Музыкальное прочтение оставило противоречивое впечатление. Маэстро Кочневу не откажешь в мастерстве держать общую картину, собирать сложное, многослойное произведение воедино. Но в то же время оркестровая игра слишком экспрессивна, звук жирен и воспринимается с трудом после череды прочтений партитуры Моцарта совершенно на иных принципах в течение последних десятилетий.

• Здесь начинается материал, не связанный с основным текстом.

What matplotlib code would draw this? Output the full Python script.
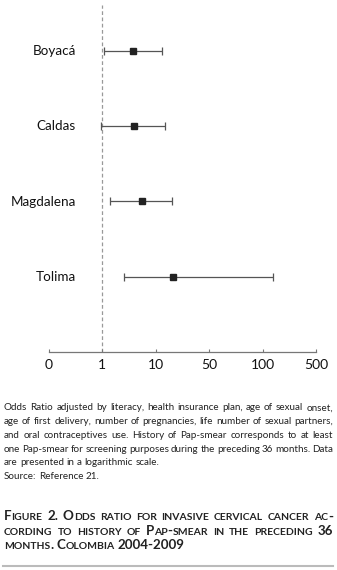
import numpy as np
import matplotlib
matplotlib.use("Agg")
import matplotlib.pyplot as plt

plt.rcParams['font.family'] = ['Lato', 'DejaVu Sans']

# data
regions = ['Boyacá', 'Caldas', 'Magdalena', 'Tolima']
odds_ratio = [3.7, 3.9, 5.4, 16.6]
ci_low = [1.07, 0.98, 1.41, 2.57]
ci_high = [12.1, 13.1, 16.5, 136.0]
tick_vals = [0, 1, 10, 50, 100, 500]

caption = [
    "Odds Ratio adjusted by literacy, health insurance plan, age of sexual onset,",
    "age of first delivery, number of pregnancies, life number of sexual partners,",
    "and oral contraceptives use. History of Pap-smear corresponds to at least",
    "one Pap-smear for screening purposes during the preceding 36 months. Data",
    "are presented in a logarithmic scale.",
    "Source: Reference 21.",
]
title = [
    "Figure 2. Odds ratio for invasive cervical cancer ac-",
    "cording to history of Pap-smear in the preceding 36",
    "months. Colombia 2004-2009",
]

W, H = 337, 570
fig = plt.figure(figsize=(W / 100, H / 100), dpi=100)

# evenly spaced ticks, log-like between them
tv = np.array(tick_vals, float)
tidx = np.arange(len(tv), dtype=float)
ltv = np.log10(tv[1:])


def fwd(v):
    v = np.asarray(v, float)
    lv = np.log10(np.clip(v, 1e-9, None))
    return np.where(v < 1, v, np.interp(lv, ltv, tidx[1:]))


def inv(i):
    i = np.asarray(i, float)
    return np.where(i < 1, i, 10 ** np.interp(i, tidx[1:], ltv))


ax_left, ax_right, ax_bottom = 49, 316, 352
ax = fig.add_axes([ax_left / W, 1 - ax_bottom / H, (ax_right - ax_left) / W, ax_bottom / H])
ax.set_xscale('function', functions=(fwd, inv))
ax.set_xlim(0, 500)
ax.set_ylim(4.0, -0.67)

y = np.arange(len(regions))
ax.axvline(1, ymin=0, ymax=0.986, color='#999999', lw=0.9, ls=(0, (3, 2)), zorder=1)

err = [np.array(odds_ratio) - np.array(ci_low), np.array(ci_high) - np.array(odds_ratio)]
ax.errorbar(odds_ratio, y, xerr=err, fmt='s', color='#222222', ecolor='#555555',
            elinewidth=0.9, capsize=2.9, capthick=0.9, markersize=4.8, zorder=3)

for s in ['top', 'right', 'left']:
    ax.spines[s].set_visible(False)
ax.spines['bottom'].set_color('#777777')
ax.spines['bottom'].set_linewidth(0.9)
ax.set_yticks([])
ax.set_xticks(tick_vals)
ax.set_xticklabels([str(t) for t in tick_vals])
ax.tick_params(axis='x', direction='in', length=2.5, width=0.8, color='#777777',
               labelsize=10, pad=5, labelcolor='#111111')
ax.xaxis.set_minor_locator(matplotlib.ticker.NullLocator())

for yi, name in zip(y, regions):
    fig.text(76 / W, 1 - (51 + 75.3 * yi) / H, name, ha='right', va='center',
             fontsize=9.7, color='#111111')

renderer = fig.canvas.get_renderer()
X0, X1 = 4, 333


def text_width(s, size, weight='normal'):
    t = fig.text(0, 0, s, fontsize=size, fontweight=weight)
    w = t.get_window_extent(renderer=renderer).width
    t.remove()
    return w


def word_pieces(word, size, smallcaps):
    if not smallcaps:
        return [(word, size)]
    out = []
    for ch in word:
        sz = size * 0.78 if ch.islower() else size
        ch = ch.upper()
        if out and out[-1][1] == sz:
            out[-1] = (out[-1][0] + ch, sz)
        else:
            out.append((ch, sz))
    return out


def draw_line(line, ypix, size, weight='normal', smallcaps=False, justify=True):
    # draw every piece, then place the words so the line is justified
    words = []
    for wd in line.split(' '):
        texts = []
        for txt, sz in word_pieces(wd, size, smallcaps):
            texts.append(fig.text(0, 1 - ypix / H, txt, fontsize=sz, fontweight=weight,
                                  ha='left', va='baseline', color='#222222'))
        words.append(texts)
    widths = [[t.get_window_extent(renderer=renderer).width for t in ts] for ts in words]
    totals = [sum(w) for w in widths]
    space = text_width('a a', size, weight) - text_width('aa', size, weight)
    if justify and len(words) > 1:
        gap = (X1 - X0 - sum(totals)) / (len(words) - 1)
    else:
        gap = space
    x = X0
    for ts, ws in zip(words, widths):
        xx = x
        for t, w in zip(ts, ws):
            t.set_x(xx / W)
            xx += w
        x += sum(ws) + gap


# caption size: words of each justified line plus tight gaps must fit
cap_size = 8.0
fits = []
for l in caption[:4]:
    wds = l.split(' ')
    ww = sum(text_width(w, cap_size) for w in wds)
    fits.append((X1 - X0 - 2.0 * (len(wds) - 1)) / ww)
cap_size = cap_size * min(fits)

cap_y0, cap_dy = 410.5, 13.7
for i, line in enumerate(caption):
    draw_line(line, cap_y0 + i * cap_dy, cap_size, justify=(i < 4))

tit_y0, tit_dy = 520.5, 14.4
for i, line in enumerate(title):
    draw_line(line, tit_y0 + i * tit_dy, 9.6, weight='bold', smallcaps=True,
              justify=(i < 2))

fig.add_artist(matplotlib.lines.Line2D([3 / W, 333 / W], [1 - 566 / H, 1 - 566 / H],
                                       color='#bbbbbb', lw=1.5))

fig.savefig('out.png', dpi=100)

Солисты по большей части порадовали. Необычный внешне (брутален в немецком или даже в американском стиле) двухметровый Жуан – абсолютно владеющий своим звучным баритоном Андрей Потатурин. Эффектный, ярко комичный Лепорелло – бас Виктор Куценко, отрабатывающий в этой постановке образ хулигана из подворотни. Сладкоголосая Анна с безупречным верхним регистром – сопрано Вера Паньшина. В небольшой, но важной партии Командора как всегда блеснул маститый Виктор Григорьев.